Customer journey mapping is a one-to-one interviewing process that does a deep dive into the minds of target customers. Done correctly this process can help answer the following questions:
- Who is my ideal target customer group? How do I describe them both in terms of demographics (age, income, etc.) and psychographics (aspirations, style, etc.)?
- What is the real problem these customers want to solve? How can I better describe it in their words?
- How does my product or service solve the problem? What makes it different and compelling from all the other alternatives out there?
- When is the best timing for being there with the solution to their problem?
In order to make the process as rich as possible, questions are deliberately open ended. Think of your role as that of an anthropologist or sociologist where you are observing to learn and to understand. The steps are as follows:
Select target customers. Randomly set up interviews with at least 6 people who meet the profile for a potential buyer. (You can also use this process with current customers but you get greater insights by talking to people who do not know you or your product but fit your potential buyer profile.)

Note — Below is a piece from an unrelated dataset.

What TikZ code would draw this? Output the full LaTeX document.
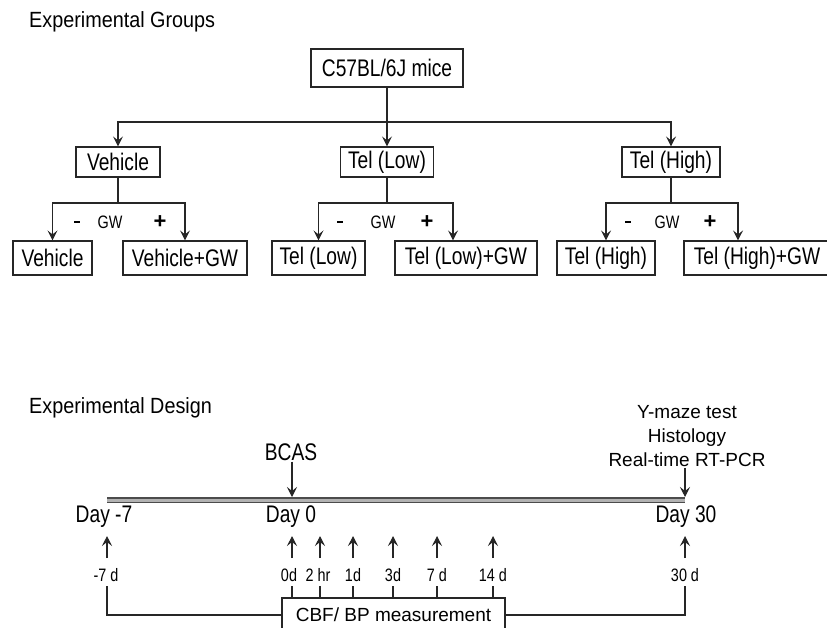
\documentclass[tikz,border=0pt]{standalone}
\usepackage{fontspec}
\setmainfont{Liberation Sans}
\newfontfamily\narrowfont[FakeStretch=0.8]{Liberation Sans}
\newfontfamily\ttlfont[FakeStretch=0.9]{Liberation Sans}
\usetikzlibrary{arrows.meta}
\newcommand\bxfont{\narrowfont\fontsize{24}{27}\selectfont}
\begin{document}
\begin{tikzpicture}[x=1pt,y=-1pt,
  ln/.style={draw=black!85, line width=1.1pt},
  arr/.style={ln, -{Stealth[length=10pt,width=10pt,inset=4pt]}},
  box/.style={draw=black!85, line width=1.1pt, inner sep=0pt, font=\bxfont},
  ttl/.style={anchor=west, inner sep=0pt, font=\ttlfont\fontsize{22}{24}\selectfont},
  sign/.style={inner sep=0pt, font=\narrowfont\fontsize{18}{20}\selectfont},
  plus/.style={inner sep=0pt, font=\bfseries\fontsize{22}{22}\selectfont},
  lbl/.style={inner sep=1pt, font=\bxfont},
  tick/.style={inner sep=0pt, font=\narrowfont\fontsize{18}{20}\selectfont},
  txt/.style={inner sep=1pt, align=center, font=\fontsize{19}{24}\selectfont}
]
\useasboundingbox[fill=white] (0,0) rectangle (827,627);

% ---------- Experimental Groups ----------
\node[ttl] (t1) at (29,22) {Experimental Groups};

\node[box, minimum width=152pt, minimum height=38pt] (top) at (387,68) {C57BL/6J mice};

\node[box, minimum width=84pt, minimum height=30pt] (veh) at (118,162) {Vehicle};
\node[box, minimum width=93pt, minimum height=30pt] (low) at (387,162) {Tel (Low)};
\node[box, minimum width=98pt, minimum height=30pt] (high) at (671,162) {Tel (High)};

\node[box, minimum width=79pt, minimum height=34pt] (v1) at (52.5,258) {Vehicle};
\node[box, minimum width=124pt, minimum height=34pt] (v2) at (185,258) {Vehicle+GW};
\node[box, minimum width=93pt, minimum height=34pt] (l1) at (318.5,258) {Tel (Low)};
\node[box, minimum width=142pt, minimum height=34pt] (l2) at (466,258) {Tel (Low)+GW};
\node[box, minimum width=98pt, minimum height=34pt] (h1) at (606,258) {Tel (High)};
\node[box, minimum width=146pt, minimum height=34pt] (h2) at (757,258) {Tel (High)+GW};

\coordinate (jt) at (387,122);
\coordinate (jl) at (118,122);
\coordinate (jr) at (671,122);
\draw[ln] (top.south) -- (jt);
\draw[arr] (jt) -- (jl) -- (veh.north);
\draw[arr] (jt) -- (jr) -- (high.north);
\draw[arr] (jt) -- (low.north);

% vehicle split
\coordinate (jv) at (118,203);
\coordinate (jvl) at (52.5,203);
\coordinate (jvr) at (185,203);
\draw[ln] (veh.south) -- (jv);
\draw[arr] (jv) -- (jvl) -- (v1.north);
\draw[arr] (jv) -- (jvr) -- (v2.north);
\node[sign] (mv) at (77,222) {\rule{6pt}{2.2pt}};
\node[sign] (gv) at (110,222) {GW};
\node[plus] (pv) at (160,222) {+};

% low split
\coordinate (jo) at (387,203);
\coordinate (jol) at (318.5,203);
\coordinate (jor) at (453,203);
\draw[ln] (low.south) -- (jo);
\draw[arr] (jo) -- (jol) -- (l1.north);
\draw[arr] (jo) -- (jor) -- (jor |- l2.north);
\node[sign] (mo) at (340,222) {\rule{6pt}{2.2pt}};
\node[sign] (go) at (383,222) {GW};
\node[plus] (po) at (427,222) {+};

% high split
\coordinate (jh) at (671,203);
\coordinate (jhl) at (606,203);
\coordinate (jhr) at (738,203);
\draw[ln] (high.south) -- (jh);
\draw[arr] (jh) -- (jhl) -- (h1.north);
\draw[arr] (jh) -- (jhr) -- (jhr |- h2.north);
\node[sign] (mh) at (628,222) {\rule{6pt}{2.2pt}};
\node[sign] (gh) at (667,222) {GW};
\node[plus] (ph) at (710,222) {+};

% ---------- Experimental Design ----------
\node[ttl] (t2) at (29,408) {Experimental Design};

\coordinate (ds) at (107,500);
\coordinate (d0) at (292,500);
\coordinate (de) at (685,500);
\draw[line width=5.5pt, black!70] (ds) -- (de);
\draw[line width=3pt, gray!60] (ds) -- (de);

\node[lbl] (bcas) at (291,452) {BCAS};
\draw[arr] (bcas.south -| d0) -- ([yshift=3pt]d0);

\node[txt] (ym) at (687,436) {Y-maze test\\Histology\\Real-time RT-PCR};
\draw[arr] (ym.south -| de) -- ([yshift=3pt]de);

\node[lbl] (dm7) at (104,517) {Day -7};
\node[lbl] (dz) at (291,517) {Day 0};
\node[lbl] (dt) at (686,517) {Day 30};

\node[tick] (k1) at (106,575) {-7 d};
\node[tick] (k2) at (289,575) {0d};
\node[tick] (k3) at (318,575) {2 hr};
\node[tick] (k4) at (353,575) {1d};
\node[tick] (k5) at (393,575) {3d};
\node[tick] (k6) at (437,575) {7 d};
\node[tick] (k7) at (493,575) {14 d};
\node[tick] (k8) at (685,575) {30 d};

\foreach \x in {107,292,320,353,393,437,493,685}{
  \draw[arr] (\x,558) -- (\x,536);
}

\node[box, font=\fontsize{19}{22}\selectfont, minimum width=223pt, minimum height=34pt] (cbf) at (393.5,615) {CBF/ BP measurement};

\foreach \x in {292,320,353,393,437,493}{
  \draw[ln] (\x,586) -- (\x,0 |- cbf.north);
}
\draw[ln] (107,586) |- (cbf.west);
\draw[ln] (685,586) |- (cbf.east);
\end{tikzpicture}
\end{document}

Set up times and expectations. Tell them that you will need 30 minutes of their time and that the purpose will be to understand them and their process or needs around “their journey”. Be clear that you will not be selling anything. If necessary you can offer a small thank you for their time but it is better to have it without reward. Face-to-face is best in order to observe non-verbal cues; but Skype is another option.
Collect demographics. Ask for demographic info that you think may be relevant. For example with B2C products, it could be gender, age, number of kids, income, etc. For B2B products, it might be industry, job title, number of employees, size of budget, etc.
Explore. Ask a very open ended question that walks them through their journey from problem realization, to looking for solutions, to deciding on a solution, to post experience. Probe more deeply if you see you have hit something that is important. Note not just the words but the emotional highs and lows of the responses.
Tips for Interviewing:
- Put the interviewee at ease. Let him or her ask you questions.
- Ask for stories and examples. Capture memorable quotes.
- Be curious. Look for surprises and inconsistencies and probe these.
- Use silence. Don’t be afraid of it.
- Pay attention. Gesture and tone can say more than words.
- Paraphrase. Don’t lead or assume.
- Listen hard for inefficiencies, pain points, overexertion, and workarounds.